» **Data extract**:
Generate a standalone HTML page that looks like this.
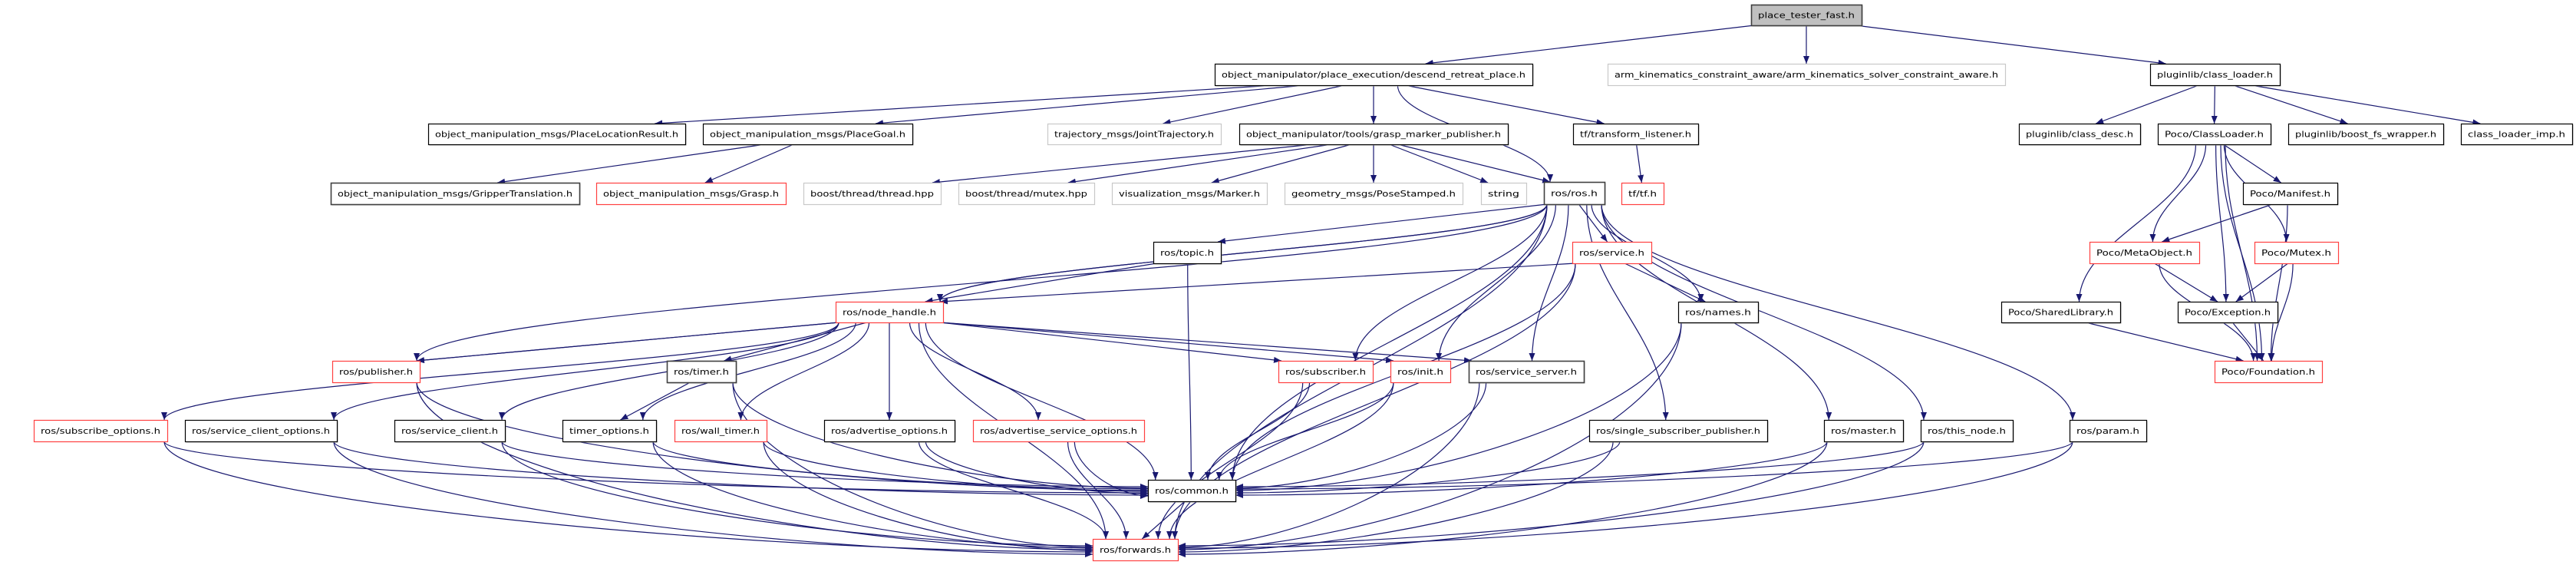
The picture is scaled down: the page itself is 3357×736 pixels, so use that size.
<!DOCTYPE html>
<html><head><meta charset="utf-8">
<style>
html,body{margin:0;padding:0;background:#fff;}
svg{display:block;}
text{font-family:"DejaVu Sans","Liberation Sans",sans-serif;font-size:11px;fill:#000;}
</style></head>
<body>
<svg id="g" width="3357" height="736" viewBox="0 0 3357 736" xmlns="http://www.w3.org/2000/svg">
<defs>
<marker id="ah" viewBox="0 0 10 8" refX="10" refY="4" markerWidth="10" markerHeight="8" markerUnits="userSpaceOnUse" orient="auto">
<path d="M0,0 L10,4 L0,8 z" fill="#191970"/>
</marker>
</defs>
<g id="edges" fill="none" stroke="#191970" stroke-width="1.2"></g>
<g id="nodes"></g>
</svg>
<script>
var N={
root:[2282,6,2426,33,'place_tester_fast.h','root'],
drp:[1583,83,1997,111,'object_manipulator/place_execution/descend_retreat_place.h','b'],
ak:[2095,83,2613,111,'arm_kinematics_constraint_aware/arm_kinematics_solver_constraint_aware.h','g'],
cl:[2802,83,2971,111,'pluginlib/class_loader.h','b'],
plr:[558,161,893,188,'object_manipulation_msgs/PlaceLocationResult.h','b'],
pg:[916,161,1189,188,'object_manipulation_msgs/PlaceGoal.h','b'],
jt:[1365,161,1591,188,'trajectory_msgs/JointTrajectory.h','g'],
gmp:[1615,161,1965,188,'object_manipulator/tools/grasp_marker_publisher.h','b'],
tl:[2050,161,2213,188,'tf/transform_listener.h','b'],
cd:[2631,161,2789,188,'pluginlib/class_desc.h','b'],
pcl:[2812,161,2959,188,'Poco/ClassLoader.h','b'],
bfs:[2982,161,3184,188,'pluginlib/boost_fs_wrapper.h','b'],
cli:[3207,161,3352,188,'class_loader_imp.h','b'],
gt:[431,238,755,266,'object_manipulation_msgs/GripperTranslation.h','d'],
gr:[777,238,1024,266,'object_manipulation_msgs/Grasp.h','r'],
bth:[1047,238,1226,266,'boost/thread/thread.hpp','g'],
bmx:[1249,238,1426,266,'boost/thread/mutex.hpp','g'],
mk:[1449,238,1651,266,'visualization_msgs/Marker.h','g'],
ps:[1674,238,1906,266,'geometry_msgs/PoseStamped.h','g'],
str:[1930,238,1989,266,'string','g'],
ros:[2012,237,2091,266,'ros/ros.h','d'],
tf:[2113,238,2168,266,'tf/tf.h','r'],
mf:[2923,238,3046,266,'Poco/Manifest.h','b'],
top:[1503,315,1591,343,'ros/topic.h','b'],
srv:[2049,315,2152,343,'ros/service.h','r'],
mo:[2723,315,2866,343,'Poco/MetaObject.h','r'],
mx:[2938,315,3047,343,'Poco/Mutex.h','r'],
nh:[1089,393,1229,420,'ros/node_handle.h','r'],
nm:[2187,393,2291,420,'ros/names.h','b'],
sl:[2608,393,2763,420,'Poco/SharedLibrary.h','b'],
ex:[2838,393,2968,420,'Poco/Exception.h','b'],
pub:[433,470,547,498,'ros/publisher.h','r'],
tm:[869,470,959,498,'ros/timer.h','d'],
sub:[1666,470,1789,498,'ros/subscriber.h','r'],
ini:[1812,470,1890,498,'ros/init.h','r'],
ss:[1914,470,2064,498,'ros/service_server.h','d'],
fd:[2886,470,3026,498,'Poco/Foundation.h','r'],
so:[44,547,218,575,'ros/subscribe_options.h','r'],
sco:[241,547,439,575,'ros/service_client_options.h','b'],
sc:[514,547,658,575,'ros/service_client.h','b'],
to:[733,547,855,575,'timer_options.h','b'],
wt:[879,547,999,575,'ros/wall_timer.h','r'],
ao:[1074,547,1244,575,'ros/advertise_options.h','b'],
aso:[1268,547,1491,575,'ros/advertise_service_options.h','r'],
ssp:[2071,547,2303,575,'ros/single_subscriber_publisher.h','b'],
ms:[2377,547,2480,575,'ros/master.h','b'],
tn:[2503,547,2623,575,'ros/this_node.h','b'],
pm:[2697,547,2797,575,'ros/param.h','b'],
cm:[1496,625,1610,653,'ros/common.h','b'],
fw:[1424,702,1535,730,'ros/forwards.h','r']
};
var E=[
['root','drp'],['root','ak'],['root','cl'],
['drp','plr'],['drp','pg'],['drp','jt'],['drp','gmp'],['drp','ros'],['drp','tl'],
['pg','gt'],['pg','gr'],
['gmp','bth'],['gmp','bmx'],['gmp','mk'],['gmp','ps'],['gmp','str'],['gmp','ros'],
['tl','tf'],
['cl','cd'],['cl','pcl'],['cl','bfs'],['cl','cli'],
['pcl','mf'],['pcl','mo'],['pcl','mx'],['pcl','ex'],['pcl','sl'],['pcl','fd'],['pcl','fd'],
['mf','mo'],['mf','fd'],['mo','ex'],['mo','fd'],['mx','ex'],['mx','fd'],['ex','fd'],['sl','fd'],
['ros','top'],['ros','srv'],['ros','nh'],['ros','nh'],['ros','pub'],['ros','sub'],['ros','ini'],['ros','ss'],['ros','nm'],['ros','ssp'],['ros','ms'],['ros','tn'],['ros','pm'],['ros','cm'],['ros','fw'],
['top','nh'],['top','cm'],
['srv','nh'],['srv','nm'],['srv','cm'],['srv','fw'],
['nh','pub'],['nh','pub'],['nh','so'],['nh','sco'],['nh','sc'],['nh','tm'],['nh','to'],['nh','wt'],['nh','ao'],['nh','aso'],['nh','sub'],['nh','ini'],['nh','ss'],['nh','cm'],['nh','fw'],
['tm','to'],['tm','cm'],['tm','fw'],
['pub','cm'],['pub','fw'],
['so','cm'],['so','fw'],['sco','cm'],['sco','fw'],['sc','cm'],['sc','fw'],['to','cm'],['to','fw'],['wt','cm'],['wt','fw'],['ao','cm'],['ao','fw'],['aso','cm'],['aso','fw'],
['sub','cm'],['sub','fw'],['ini','cm'],['ini','fw'],['ss','cm'],['ss','fw'],
['nm','cm'],['nm','fw'],['ssp','cm'],['ssp','fw'],['ms','cm'],['ms','fw'],['tn','cm'],['tn','fw'],['pm','cm'],['pm','fw'],
['cm','fw']
];
var ns='http://www.w3.org/2000/svg';
var gn=document.getElementById('nodes'),ge=document.getElementById('edges');
function el(t,a,p){var e=document.createElementNS(ns,t);for(var k in a)e.setAttribute(k,a[k]);p.appendChild(e);return e;}
for(var k in N){var n=N[k],w=n[2]-n[0],h=n[3]-n[1];
 var st=n[5]=='r'?'#ff4040':n[5]=='g'?'#c8c8c8':n[5]=='d'?'#404040':'#000';
 var fill=n[5]=='root'?'#bfbfbf':'#fff';
 if(n[5]!='g'&&n[5]!='r') el('rect',{x:n[0]+1.5,y:n[1]+1.5,width:w,height:h,fill:'#b0b0b0'},gn);
 el('rect',{x:n[0]+0.5,y:n[1]+0.5,width:w,height:h,fill:fill,stroke:n[5]=='root'?'#404040':st,'stroke-width':n[5]=='root'||n[5]=='d'?1.6:1.2},gn);
 var t=el('text',{x:n[0]+w/2,y:n[1]+h/2+4,'text-anchor':'middle',textLength:Math.max(10,w-18),lengthAdjust:'spacingAndGlyphs'},gn);
 t.textContent=n[4];}
var cnt={},sideCnt={};
function cl(v,a,b){return Math.max(a,Math.min(b,v));}
E.forEach(function(e){
 var s=N[e[0]],t=N[e[1]];var key=e[0]+e[1];cnt[key]=(cnt[key]||0)+1;var off=(cnt[key]-1)*6;
 var scx=(s[0]+s[2])/2,tcx=(t[0]+t[2])/2;
 var sx=cl(scx+(tcx-scx)*0.12+off,s[0]+4,s[2]-4),sy=s[3];
 var dy=t[1]-sy,d;
 var dxo=scx<t[0]?t[0]-scx:(scx>t[2]?scx-t[2]:0);
 if((e[1]=='cm'||e[1]=='fw')&&dxo>2.2*Math.max(dy,20)){
  var left=scx<t[0];var ex=left?t[0]:t[2];
  var sk=e[1]+(left?'L':'R');sideCnt[sk]=(sideCnt[sk]||0)+1;
  var ey=t[1]+8+((sideCnt[sk]*3)%14);
  d='M'+sx+','+sy+' C'+sx+','+(sy+(ey-sy)*0.5)+' '+(ex+(left?-1:1)*Math.abs(ex-sx)*0.4)+','+ey+' '+ex+','+ey;
 } else {
  var tx=cl(tcx+(scx-tcx)*0.12-off,t[0]+4,t[2]-4),ty=t[1];
  if(dy<90){d='M'+sx+','+sy+' L'+tx+','+ty;}
  else{d='M'+sx+','+sy+' C'+sx+','+(sy+dy*0.4)+' '+tx+','+(ty-dy*0.4)+' '+tx+','+ty;}
 }
 el('path',{d:d,'marker-end':'url(#ah)'},ge);
});
</script>
</body></html>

» **What this task involves**: Extract, from the listing above, every line where the string "size" occurs.

» **Output of the task**:
The picture is scaled down: the page itself is 3357×736 pixels, so use that size.
text{font-family:"DejaVu Sans","Liberation Sans",sans-serif;font-size:11px;fill:#000;}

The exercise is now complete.